How linear regression works intuitively and how it leads to gradient descent

Original Article ↗ Hacker News Discussion ↗

Geometric and Optimization Intuition

  • Commenters extend the 1D derivative story to higher dimensions: stationary points require looking at the Hessian to distinguish minima, maxima, and saddle points.
  • Several people like reframing regression as a geometric problem (fitting in parameter space, loss surfaces) to build intuition, including for gradient descent.

Squared vs Absolute Loss and Quantiles

  • Multiple comments stress that least squares predicts the conditional mean; absolute error predicts the conditional median.
  • Absolute loss (and more generally quantile regression) is defended as robust to outliers and useful when distributions are skewed or heavy‑tailed (e.g., housing with extreme prices).
  • There’s pushback on the article’s negative tone about absolute loss: it’s “not perfect, but a trade-off.”

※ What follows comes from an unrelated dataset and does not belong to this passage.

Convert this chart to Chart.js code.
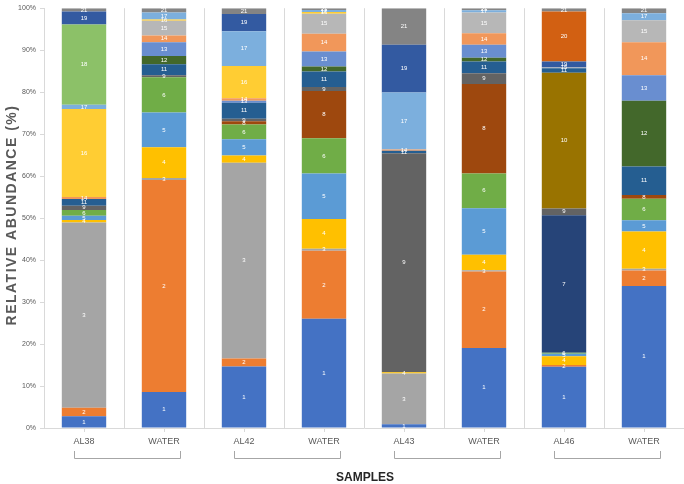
<!DOCTYPE html>
<html>
<head>
<meta charset="utf-8">
<script src="https://cdn.jsdelivr.net/npm/chart.js@4.4.1/dist/chart.umd.min.js"></script>
<style>
  html, body { margin: 0; padding: 0; background: #ffffff; }
  #wrap { width: 684px; height: 484px; position: relative; }
</style>
</head>
<body>
<div id="wrap"><canvas id="c" width="684" height="484"></canvas></div>
<script>
// Samples (x categories)
const samples = ["AL38", "WATER", "AL42", "WATER", "AL43", "WATER", "AL46", "WATER"];
// Pair groups (bracket under each pair)
const groups = [[0, 1], [2, 3], [4, 5], [6, 7]];
// Y tick labels
const yTicks = ["0%", "10%", "20%", "30%", "40%", "50%", "60%", "70%", "80%", "90%", "100%"];

// Relative abundance (%) per taxon, one value per sample
const taxon1  = [2.8, 8.6, 14.7, 26.0, 0.9, 19.1, 14.6, 33.9];
const taxon2  = [2.0, 50.6, 1.9, 16.2, 0, 18.2, 0.4, 3.7];
const taxon3  = [44.1, 0.5, 46.8, 0.5, 12.1, 0.3, 0, 0.4];
const taxon4  = [0.6, 7.3, 1.7, 7.1, 0.3, 3.7, 2.1, 8.9];
const taxon5  = [1.0, 8.3, 3.9, 10.8, 0, 11.1, 0.6, 2.7];
const taxon6  = [1.4, 8.4, 3.5, 8.4, 0, 8.3, 0.2, 5.1];
const taxon7  = [0, 0, 0, 0, 0, 0, 32.8, 0];
const taxon8  = [0, 0, 0.8, 11.3, 0, 21.3, 0, 0.9];
const taxon9  = [1.0, 0.5, 0.6, 0.9, 52.2, 2.6, 1.6, 0];
const taxon10 = [0, 0, 0, 0, 0, 0, 32.3, 0];
const taxon11 = [1.6, 2.6, 3.8, 3.7, 0.6, 2.8, 1.1, 6.8];
const taxon12 = [0, 2.0, 0, 1.2, 0, 0.9, 0, 15.7];
const taxon13 = [0, 3.3, 0.5, 3.6, 0, 3.1, 0, 6.1];
const taxon14 = [0.5, 1.6, 0.6, 4.2, 0.3, 2.7, 0, 7.9];
const taxon15 = [0, 3.5, 0, 4.8, 0, 5.0, 0.2, 5.2];
const taxon16 = [20.9, 0.3, 7.7, 0.4, 0, 0, 0, 0];
const taxon17 = [1.0, 1.7, 8.3, 0.5, 13.6, 0.5, 0, 1.7];
const taxon18 = [19.1, 0, 0, 0, 0, 0, 0, 0];
const taxon19 = [3.1, 0, 4.1, 0, 11.4, 0, 1.4, 0];
const taxon20 = [0, 0, 0, 0, 0, 0, 11.9, 0];
const taxon21 = [0.8, 1.0, 1.4, 0.4, 8.7, 0.5, 0.8, 1.2];

const taxa = [taxon1, taxon2, taxon3, taxon4, taxon5, taxon6, taxon7, taxon8, taxon9, taxon10,
  taxon11, taxon12, taxon13, taxon14, taxon15, taxon16, taxon17, taxon18, taxon19, taxon20, taxon21];

const colors = ["#4472C4", "#ED7D31", "#A5A5A5", "#FFC000", "#5B9BD5", "#70AD47", "#264478",
  "#9E480E", "#636363", "#997300", "#255E91", "#43682B", "#698ED0", "#F1975A", "#B7B7B7",
  "#FFCD33", "#7CAFDD", "#8CC168", "#335AA1", "#D26012", "#848484"];

// normalise every sample to 100 %
const totals = samples.map((_, i) => taxa.reduce((s, t) => s + t[i], 0));
const datasets = taxa.map((t, k) => ({
  label: String(k + 1),
  data: t.map((v, i) => v / totals[i] * 100),
  backgroundColor: colors[k],
  borderWidth: 0,
  stack: "s"
}));

const TXT = "#595959";
const FONT = "'Liberation Sans', Arial, sans-serif";

const decor = {
  id: "decor",
  afterDatasetsDraw(chart) {
    const ctx = chart.ctx;
    ctx.save();
    ctx.font = "6px " + FONT;
    ctx.fillStyle = "#ffffff";
    ctx.textAlign = "center";
    ctx.textBaseline = "middle";
    chart.data.datasets.forEach((ds, di) => {
      const meta = chart.getDatasetMeta(di);
      meta.data.forEach((el, i) => {
        if (ds.data[i] > 0) {
          ctx.fillText(ds.label, el.x, (el.y + el.base) / 2);
        }
      });
    });
    ctx.restore();
  },
  afterDraw(chart) {
    const ctx = chart.ctx;
    const xs = chart.scales.x;
    const area = chart.chartArea;
    ctx.save();
    // center tick marks
    ctx.strokeStyle = "#d9d9d9";
    ctx.lineWidth = 1;
    samples.forEach((_, i) => {
      const x = Math.round(xs.getPixelForValue(i)) + 0.5;
      ctx.beginPath();
      ctx.moveTo(x, area.bottom);
      ctx.lineTo(x, area.bottom + 4);
      ctx.stroke();
    });
    // brackets
    ctx.strokeStyle = "#a6a6a6";
    groups.forEach(g => {
      const x1 = Math.round(xs.getPixelForValue(g[0]) - 10) + 0.5;
      const x2 = Math.round(xs.getPixelForValue(g[1]) + 16) + 0.5;
      ctx.beginPath();
      ctx.moveTo(x1, 451);
      ctx.lineTo(x1, 458.5);
      ctx.lineTo(x2, 458.5);
      ctx.lineTo(x2, 451);
      ctx.stroke();
    });
    // x title
    ctx.fillStyle = "#262626";
    ctx.font = "bold 12px " + FONT;
    ctx.textAlign = "center";
    ctx.textBaseline = "middle";
    ctx.fillText("SAMPLES", 365, 478);
    // y title
    ctx.translate(12, 215);
    ctx.rotate(-Math.PI / 2);
    ctx.fillStyle = TXT;
    ctx.font = "bold 14px " + FONT;
    if ("letterSpacing" in ctx) ctx.letterSpacing = "1.5px";
    ctx.fillText("RELATIVE ABUNDANCE (%)", 0, 0);
    ctx.restore();
  }
};

new Chart(document.getElementById("c"), {
  type: "bar",
  data: { labels: samples, datasets: datasets },
  options: {
    responsive: false,
    animation: false,
    layout: { padding: { top: 4, right: 0, left: 0, bottom: 0 } },
    plugins: { legend: { display: false }, tooltip: { enabled: false } },
    datasets: { bar: { categoryPercentage: 1, barPercentage: 0.555 } },
    scales: {
      x: {
        stacked: true,
        grid: { color: "#d9d9d9", offset: true, drawTicks: false, lineWidth: 1 },
        border: { color: "#d9d9d9" },
        ticks: { color: TXT, font: { family: FONT, size: 9 }, padding: 8, maxRotation: 0 },
        afterFit(s) { s.height = 56; }
      },
      y: {
        stacked: true,
        min: 0, max: 100,
        grid: { drawOnChartArea: false, drawTicks: true, tickLength: 4, color: "#d9d9d9" },
        border: { color: "#d9d9d9" },
        ticks: {
          stepSize: 10, color: TXT, font: { family: FONT, size: 7 }, padding: 4,
          callback: (v) => yTicks[Math.round(v / 10)]
        },
        afterFit(s) { s.width = 44; }
      }
    }
  },
  plugins: [decor]
});
</script>
</body>
</html>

Why Squared Error? Gaussian Noise vs Convenience

  • One camp argues squared error is mainly popular because it yields an analytic solution (OLS) and has a long historical/statistical tooling legacy.
  • Another camp counters that its real justification is as the maximum-likelihood estimator under Gaussian noise and its BLUE properties, with the central limit theorem explaining why Gaussian errors are common.
  • Some note that normality isn’t required for OLS to estimate conditional means or be “best linear unbiased”; non-normality is often less of a concern than misspecification (e.g., missing predictors like location).

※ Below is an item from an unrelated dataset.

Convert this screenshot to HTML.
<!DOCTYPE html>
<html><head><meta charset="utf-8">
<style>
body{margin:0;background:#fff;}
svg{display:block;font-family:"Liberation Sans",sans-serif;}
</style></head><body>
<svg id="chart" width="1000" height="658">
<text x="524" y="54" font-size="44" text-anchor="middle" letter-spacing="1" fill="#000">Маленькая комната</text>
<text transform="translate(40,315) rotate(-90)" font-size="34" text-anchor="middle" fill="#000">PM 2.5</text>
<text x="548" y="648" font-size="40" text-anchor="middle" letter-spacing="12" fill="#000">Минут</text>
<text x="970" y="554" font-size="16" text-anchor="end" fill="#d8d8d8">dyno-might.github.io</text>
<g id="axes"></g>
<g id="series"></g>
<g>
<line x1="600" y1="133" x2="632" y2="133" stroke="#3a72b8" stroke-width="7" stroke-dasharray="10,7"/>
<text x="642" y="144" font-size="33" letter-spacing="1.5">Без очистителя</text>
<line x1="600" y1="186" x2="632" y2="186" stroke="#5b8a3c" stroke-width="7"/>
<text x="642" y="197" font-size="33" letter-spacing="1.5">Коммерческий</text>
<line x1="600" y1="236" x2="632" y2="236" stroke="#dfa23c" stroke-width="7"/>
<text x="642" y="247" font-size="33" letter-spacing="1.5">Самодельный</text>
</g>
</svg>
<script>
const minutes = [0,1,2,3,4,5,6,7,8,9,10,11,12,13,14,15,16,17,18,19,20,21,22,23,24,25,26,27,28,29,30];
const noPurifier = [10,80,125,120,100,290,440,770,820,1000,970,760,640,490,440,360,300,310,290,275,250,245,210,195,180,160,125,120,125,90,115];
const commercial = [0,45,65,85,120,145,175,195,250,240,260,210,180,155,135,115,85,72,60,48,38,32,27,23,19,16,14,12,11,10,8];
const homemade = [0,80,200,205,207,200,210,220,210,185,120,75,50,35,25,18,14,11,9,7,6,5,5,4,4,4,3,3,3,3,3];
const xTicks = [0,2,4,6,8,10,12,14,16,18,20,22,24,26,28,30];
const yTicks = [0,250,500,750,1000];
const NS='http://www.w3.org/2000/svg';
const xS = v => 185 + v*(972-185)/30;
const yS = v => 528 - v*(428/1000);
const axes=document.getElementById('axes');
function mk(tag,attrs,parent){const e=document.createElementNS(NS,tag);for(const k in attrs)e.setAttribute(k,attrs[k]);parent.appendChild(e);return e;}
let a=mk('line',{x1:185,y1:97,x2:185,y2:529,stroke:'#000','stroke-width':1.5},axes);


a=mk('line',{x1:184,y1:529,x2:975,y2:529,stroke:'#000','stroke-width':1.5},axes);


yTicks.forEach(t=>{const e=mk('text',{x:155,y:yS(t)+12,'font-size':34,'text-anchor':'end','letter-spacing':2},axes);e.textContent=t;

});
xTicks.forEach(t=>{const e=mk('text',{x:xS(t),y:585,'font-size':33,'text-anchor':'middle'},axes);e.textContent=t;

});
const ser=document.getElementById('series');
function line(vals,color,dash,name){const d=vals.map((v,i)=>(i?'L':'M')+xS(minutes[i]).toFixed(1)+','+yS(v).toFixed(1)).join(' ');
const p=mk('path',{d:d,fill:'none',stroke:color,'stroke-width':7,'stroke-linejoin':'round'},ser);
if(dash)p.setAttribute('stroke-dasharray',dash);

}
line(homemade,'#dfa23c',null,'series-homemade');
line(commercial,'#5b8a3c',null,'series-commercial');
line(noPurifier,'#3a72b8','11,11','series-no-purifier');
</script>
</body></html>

Gradient Descent vs Closed-Form OLS

  • Debate over whether OLS is a good example for introducing gradient descent given its closed form.
  • Defenders say GD/SGD becomes preferable at large scale, in streaming/distributed settings, or with very high-dimensional data; critics suggest other numerical methods or randomized linear algebra often have nicer convergence.
  • SGD’s “implicit regularization” is mentioned as a reason many practitioners favor stochastic methods, even for convex problems.

Statistics vs ML Culture and Practice

  • Several contrasts: statistics as modeling and inference under uncertainty vs ML as black-box prediction; concern that ML intros often “butcher” OLS by ignoring assumptions, residuals, interpretation.
  • Multicollinearity matters a lot in explanatory/statistical contexts but is often ignored when the goal is pure prediction.
  • One maxim: applied statistics is about making decisions under uncertainty, not manufacturing certainty from data.

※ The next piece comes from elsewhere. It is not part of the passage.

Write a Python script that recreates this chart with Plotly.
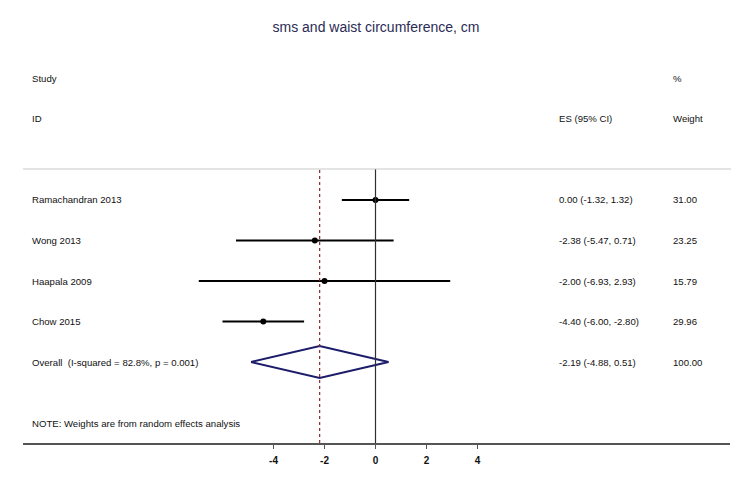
import plotly.graph_objects as go

# ---- data ----
studies = ["Ramachandran 2013", "Wong 2013", "Haapala 2009", "Chow 2015"]
es = [0.00, -2.38, -2.00, -4.40]
ci_low = [-1.32, -5.47, -6.93, -6.00]
ci_high = [1.32, 0.71, 2.93, -2.80]
weights = [31.00, 23.25, 15.79, 29.96]

overall_label = "Overall\u00a0\u00a0(I-squared = 82.8%, p = 0.001)"
overall_es = -2.19
overall_low = -4.88
overall_high = 0.51
overall_weight = 100.00

tick_vals = [-4, -2, 0, 2, 4]
title_text = "sms and waist circumference, cm"
note_text = "NOTE: Weights are from random effects analysis"

# ---- layout geometry (pixels, page coordinates; page has 8px body margin) ----
OFF = 8
W, H = 750 - OFF, 486 - OFF
def px(x):
    return x - OFF
x_left_px, x_right_px = px(23), px(730)
zero_px, unit_px = px(375.5), 25.5
y_top_px, y_bot_px = px(169), px(443)
row0_px, row_step = px(200), 40.5

x_range = [(x_left_px - zero_px) / unit_px, (x_right_px - zero_px) / unit_px]
y_range = [(y_bot_px - row0_px) / row_step, (y_top_px - row0_px) / row_step]

FONT = "Liberation Sans, Arial, sans-serif"
TXT = "#111111"
fs = 9.6

fig = go.Figure()

# CI lines
for i in range(len(studies)):
    fig.add_trace(go.Scatter(x=[ci_low[i], ci_high[i]], y=[i, i], mode="lines",
                             line=dict(color="black", width=2), hoverinfo="skip"))
# point estimates
fig.add_trace(go.Scatter(x=es, y=list(range(len(studies))), mode="markers",
                         marker=dict(color="black", size=6), hoverinfo="skip"))

# diamond
k = len(studies)
hh = 0.395
fig.add_trace(go.Scatter(
    x=[overall_low, overall_es, overall_high, overall_es, overall_low],
    y=[k, k - hh, k, k + hh, k], mode="lines",
    line=dict(color="#1c1c6b", width=2), hoverinfo="skip"))

# reference lines
fig.add_shape(type="line", xref="x", yref="y domain", x0=0, x1=0, y0=0, y1=1,
              line=dict(color="#303030", width=1.2))
fig.add_shape(type="line", xref="x", yref="y domain", x0=overall_es, x1=overall_es,
              y0=0, y1=1, line=dict(color="#8b2a2a", width=1.2, dash="3px,3px"))
# top separator line
fig.add_shape(type="line", xref="x domain", yref="y domain", x0=0, x1=1.0015, y0=1, y1=1,
              line=dict(color="#c8c8c8", width=1))

ann = []
def txt(x_page, y_pix, t, size=fs, color=TXT):
    ann.append(dict(x=px(x_page) / W, y=1 - y_pix / H, xref="paper", yref="paper",
                    text=t, showarrow=False, xanchor="left", yanchor="middle",
                    font=dict(family=FONT, size=size, color=color)))

def row_y(r):
    return row0_px + r * row_step

lab_x = 29.5
es_x = 557
wt_x = 670.5

txt(lab_x, row_y(-3), "Study")
txt(lab_x, row_y(-2), "ID")
txt(es_x, row_y(-2), "ES (95% CI)")
txt(wt_x, row_y(-3), "%")
txt(wt_x, row_y(-2), "Weight")

for i, s in enumerate(studies):
    txt(lab_x, row_y(i), s)
    txt(es_x, row_y(i), f"{es[i]:.2f} ({ci_low[i]:.2f}, {ci_high[i]:.2f})")
    txt(wt_x, row_y(i), f"{weights[i]:.2f}")

txt(lab_x, row_y(k), overall_label)
txt(es_x, row_y(k), f"{overall_es:.2f} ({overall_low:.2f}, {overall_high:.2f})")
txt(wt_x, row_y(k), f"{overall_weight:.2f}")
txt(lab_x, px(423), note_text)

fig.update_layout(
    width=W, height=H,
    margin=dict(l=0, r=0, t=0, b=0),
    paper_bgcolor="white", plot_bgcolor="white",
    showlegend=False,
    title=dict(text=title_text, x=px(376) / W, xanchor="center", y=1 - px(27) / H,
               yanchor="middle",
               font=dict(family=FONT, size=14, color="#2b2b55")),
    annotations=ann,
    xaxis=dict(domain=[x_left_px / W, x_right_px / W], range=x_range,
               showgrid=False, zeroline=False, showline=True, linecolor="#555555",
               linewidth=1.5, ticks="outside", ticklen=4, tickwidth=1.2,
               tickcolor="#555555", tickvals=tick_vals,
               ticktext=[f"<b>{v}</b>" for v in tick_vals],
               ticklabelstandoff=3,
               tickfont=dict(family=FONT, size=10, color=TXT), fixedrange=True),
    yaxis=dict(domain=[1 - y_bot_px / H, 1 - y_top_px / H], range=y_range,
               showgrid=False, zeroline=False, showline=False, showticklabels=False,
               ticks="", fixedrange=True),
)

fig.write_html("out.html")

Model Fit, Transformations, and Alternatives

  • The house-price example is criticized as heteroskedastic; suggestions include transforming the response (e.g., log-scale) or using weighted/iteratively reweighted least squares rather than assuming constant variance.
  • Discussion distinguishes response transforms from “kernel tricks” (implicit high-dimensional feature maps) and more general feature engineering.
  • Multiple linear regression, regularization (ridge, LASSO, elastic net), GLMs, and Deming regression are brought up as important but underemphasized extensions.

Interpretability, “Bitter Lesson,” and Intuition

  • The thread connects simple linear methods to modern deep learning: both are “piles of linear algebra plus ReLUs,” and scaling plus data can trump hand-crafted structure.
  • Some find this “bitter,” worrying about powerful but causally opaque systems (e.g., self-driving cars) whose correct and incorrect behavior may both be inexplicable. Others prioritize probabilistic behavior bounds and safety over human-understandable “why.”
  • Intuitive teaching tools are highlighted: interactive visualizations, explorable explanations, spring-based physical analogies, and careful focus on data-generating assumptions rather than just optimization.